Ela explica que, “rodeada por terrorismo e extremismo”, não podia não se aperceber das suas consequências, por mais nova que fosse. Mesmo antes disso, a sua condição de rapariga fê-la tomar consciência precoce da importância da educação: “Para os meus irmãos era fácil pensar no futuro. Eles podiam ser o que quisessem. Para mim era mais difícil e, por isso, queria educar-me e fortalecer-me através do conhecimento”, disse à BBC o ano passado.

Por causa da Malala
“Ela estava a segurar na lâmpada da esperança e a dizer ao mundo – nós não somos terroristas, somos pacíficos, adoramos a educação”, diz o pai a propósito do discurso na ONU. A família Yousufzai é pashtun, muçulmana e paquistanesa, tal como os taliban. “Por causa da Malala, agora há um entendimento público de que algo está errado e algo tem de ser feito”, comentou, depois do discurso, o ex-primeiro-ministro britânico Gordon Brown, enviado especial da ONU para a Educação Global.

Antes do discurso de Malala, a 12 de Julho de 2013, a UNESCO e a ONG Save the Children publicaram um relatório onde se lia que 95% dos 28,5 milhões de crianças que não frequentam a escola primária vivem em países pobres ou de médio rendimento, 44% na África subsariana, 19% no Sul e Ocidente da Ásia e 14% em países árabes.

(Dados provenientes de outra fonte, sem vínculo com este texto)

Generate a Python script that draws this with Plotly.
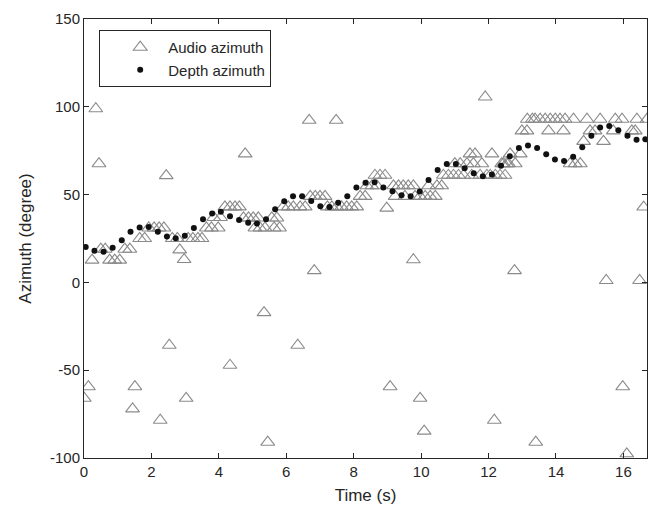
import plotly.graph_objects as go

# Depth azimuth (dots)
depth_t = [0.05, 0.31, 0.58, 0.85, 1.12, 1.38, 1.65, 1.92, 2.19, 2.46, 2.72, 2.99, 3.26, 3.53, 3.80,
           4.06, 4.33, 4.60, 4.87, 5.13, 5.40, 5.67, 5.94, 6.20, 6.47, 6.74, 7.01, 7.28, 7.54, 7.81,
           8.08, 8.35, 8.62, 8.88, 9.15, 9.42, 9.69, 9.96, 10.22, 10.49, 10.76, 11.03, 11.29, 11.56,
           11.83, 12.10, 12.37, 12.63, 12.90, 13.17, 13.44, 13.71, 13.97, 14.24, 14.51, 14.78, 15.05,
           15.31, 15.58, 15.85, 16.12, 16.39, 16.65]
depth_deg = [20.2, 18.0, 17.4, 19.7, 24.0, 28.8, 31.3, 31.5, 28.8, 26.2, 25.1, 26.6, 31.0, 36.0, 39.3,
             40.3, 37.6, 35.6, 33.9, 33.5, 36.0, 41.6, 46.2, 49.0, 49.0, 46.4, 43.4, 42.9, 45.3, 49.0,
             54.1, 56.7, 57.1, 54.1, 51.9, 49.6, 49.0, 51.7, 58.3, 64.0, 67.4, 67.4, 65.0, 62.2,
             60.5, 61.4, 66.5, 71.9, 76.6, 77.9, 76.6, 73.0, 70.0, 69.1, 71.5, 77.0, 83.5,
             88.2, 89.1, 86.7, 83.5, 81.3, 81.5]

# Audio azimuth (open triangles)
audio_t = [0.01, 0.13, 0.24, 0.35, 0.445, 0.50, 0.63, 0.76, 0.91, 1.06, 1.21, 1.36, 1.44, 1.51,
           1.65, 1.80, 1.92, 2.08, 2.23, 2.26, 2.37, 2.44, 2.53, 2.62, 2.77, 2.84, 2.97, 3.03,
           3.09, 3.23, 3.38, 3.50, 3.63, 3.78, 3.85, 3.98, 4.05, 4.18, 4.33, 4.33, 4.48, 4.61,
           4.73, 4.78, 4.88, 5.02, 5.07, 5.17, 5.22, 5.34, 5.37, 5.45, 5.57, 5.64, 5.72, 5.80,
           5.91, 6.06, 6.21, 6.34, 6.41, 6.56, 6.68, 6.71, 6.83, 6.86, 7.00, 7.15, 7.22, 7.35,
           7.48, 7.50, 7.64, 7.79, 7.94, 8.09, 8.19, 8.34, 8.39, 8.54, 8.63, 8.69, 8.78, 8.93,
           8.98, 9.08, 9.18, 9.23, 9.33, 9.47, 9.52, 9.62, 9.77, 9.77, 9.82, 9.97, 9.97, 10.09,
           10.12, 10.22, 10.27, 10.42, 10.47, 10.61, 10.66, 10.81, 10.96, 11.00, 11.11, 11.16,
           11.26, 11.36, 11.45, 11.50, 11.55, 11.60, 11.75, 11.80, 11.90, 11.95, 12.05, 12.10,
           12.17, 12.20, 12.34, 12.39, 12.44, 12.49, 12.54, 12.59, 12.64, 12.77, 12.79, 12.94,
           12.99, 13.14, 13.15, 13.30, 13.38, 13.40, 13.53, 13.68, 13.78, 13.83, 13.98, 14.12,
           14.22, 14.27, 14.42, 14.52, 14.57, 14.72, 14.82, 14.92, 15.01, 15.16, 15.31, 15.41,
           15.49, 15.70, 15.76, 15.96, 15.98, 16.10, 16.25, 16.35, 16.40, 16.48, 16.60, 16.70]
audio_deg = [-66.0, -59.4, 12.7, 98.9, 67.6, 18.9, 18.9, 12.7, 12.7, 12.7, 18.9, 18.9, -72.0, -59.4,
             25.0, 25.0, 31.0, 31.0, 31.0, -78.5, 31.0, 60.8, -35.8, 25.0, 25.0, 18.5, 13.0, -66.0,
             25.0, 25.0, 25.0, 25.0, 31.0, 31.0, 37.0, 31.0, 37.0, 43.0, 43.0, -47.2, 43.0, 43.0,
             36.7, 73.2, 36.7, 36.7, 31.0, 36.7, 31.0, -17.2, 31.0, -91.0, 36.7, 31.0, 36.7, 31.0,
             43.0, 43.0, 43.0, -35.8, 43.0, 43.0, 92.3, 49.0, 6.7, 49.0, 49.0, 49.0, 43.0, 43.0,
             92.3, 43.0, 43.0, 43.0, 43.0, 43.0, 49.0, 49.0, 55.0, 55.0, 61.0, 55.0, 61.0, 61.0,
             42.3, -59.4, 55.0, 49.0, 55.0, 55.0, 49.0, 55.0, 55.0, 12.9, 49.0, 49.0, -66.0, -84.7,
             49.0, 55.0, 49.0, 49.0, 55.0, 55.0, 61.0, 61.0, 61.0, 67.6, 61.0, 67.6,
             61.0, 67.6, 73.2, 61.0, 67.6, 73.2, 61.0, 67.6, 105.6, 61.0, 61.0, 73.2,
             -78.5, 61.0, 61.0, 67.6, 67.6, 61.0, 67.6, 67.6, 73.2, 6.7, 67.6, 73.2,
             86.3, 86.3, 92.9, 92.9, 92.9, -91.0, 92.9, 92.9, 86.3, 92.9, 92.9, 92.9,
             86.3, 92.9, 67.6, 92.9, 67.6, 67.6, 80.3, 92.9, 86.3, 86.3, 92.9, 80.3,
             1.1, 86.3, 92.9, 92.9, -59.4, -97.6, 86.3, 86.3, 92.9, 1.1, 42.9, 92.9]

x_ticks = [0, 2, 4, 6, 8, 10, 12, 14, 16]
y_ticks = [-100, -50, 0, 50, 100, 150]
y_tick_labels = ["-100", "-50", "0", "50", "100", "150"]

axis_color = "#262626"
font_family = "Liberation Sans, Arial, sans-serif"

fig = go.Figure()
fig.add_trace(go.Scatter(
    x=audio_t, y=audio_deg, mode="markers", name="Audio azimuth",
    marker=dict(symbol="triangle-up-open", size=12, color="#8a8a8a", line=dict(width=1.1, color="#8a8a8a")),
))
fig.add_trace(go.Scatter(
    x=depth_t, y=depth_deg, mode="markers", name="Depth azimuth",
    marker=dict(symbol="circle", size=6, color="#111111"),
))

axis_common = dict(
    showline=True, linecolor=axis_color, linewidth=1, mirror="ticks",
    ticks="inside", ticklen=5, tickcolor=axis_color, tickwidth=1,
    showgrid=False, zeroline=False,
    tickfont=dict(family=font_family, size=15, color=axis_color),
)

fig.update_xaxes(range=[0, 16.7], tickvals=x_ticks,
                 title=dict(text="Time (s)", font=dict(family=font_family, size=17, color=axis_color), standoff=10),
                 **axis_common)
fig.update_yaxes(range=[-100, 150], tickvals=y_ticks, ticktext=y_tick_labels,
                 title=dict(text="Azimuth (degree)", font=dict(family=font_family, size=17, color=axis_color), standoff=14),
                 **axis_common)

fig.update_layout(
    width=658, height=514,
    margin=dict(l=84, r=10, t=13, b=56),
    paper_bgcolor="white", plot_bgcolor="white",
    font=dict(family=font_family, color=axis_color),
    legend=dict(x=0.027, y=0.975, xanchor="left", yanchor="top",
                bgcolor="white", bordercolor=axis_color, borderwidth=1,
                font=dict(family=font_family, size=15, color=axis_color),
                itemwidth=46, indentation=12, tracegroupgap=0),
    showlegend=True,
)

fig.write_html("out.html")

No seu Paquistão, houve críticas mas mais alegria por este Nobel. “Ela fez ouvir a sua voz contra a injustiça, numa sociedade onde as mulheres não podem expressar-se”, disse à AFP Ahmed Shah, antigo professor da premiada em Mingora. Para Marjan Bibi, onze anos, a Nobel é um exemplo: “Malala é um motivo de orgulho. Quando for mais crescida, quero escrever como ela e defender a educação das raparigas”.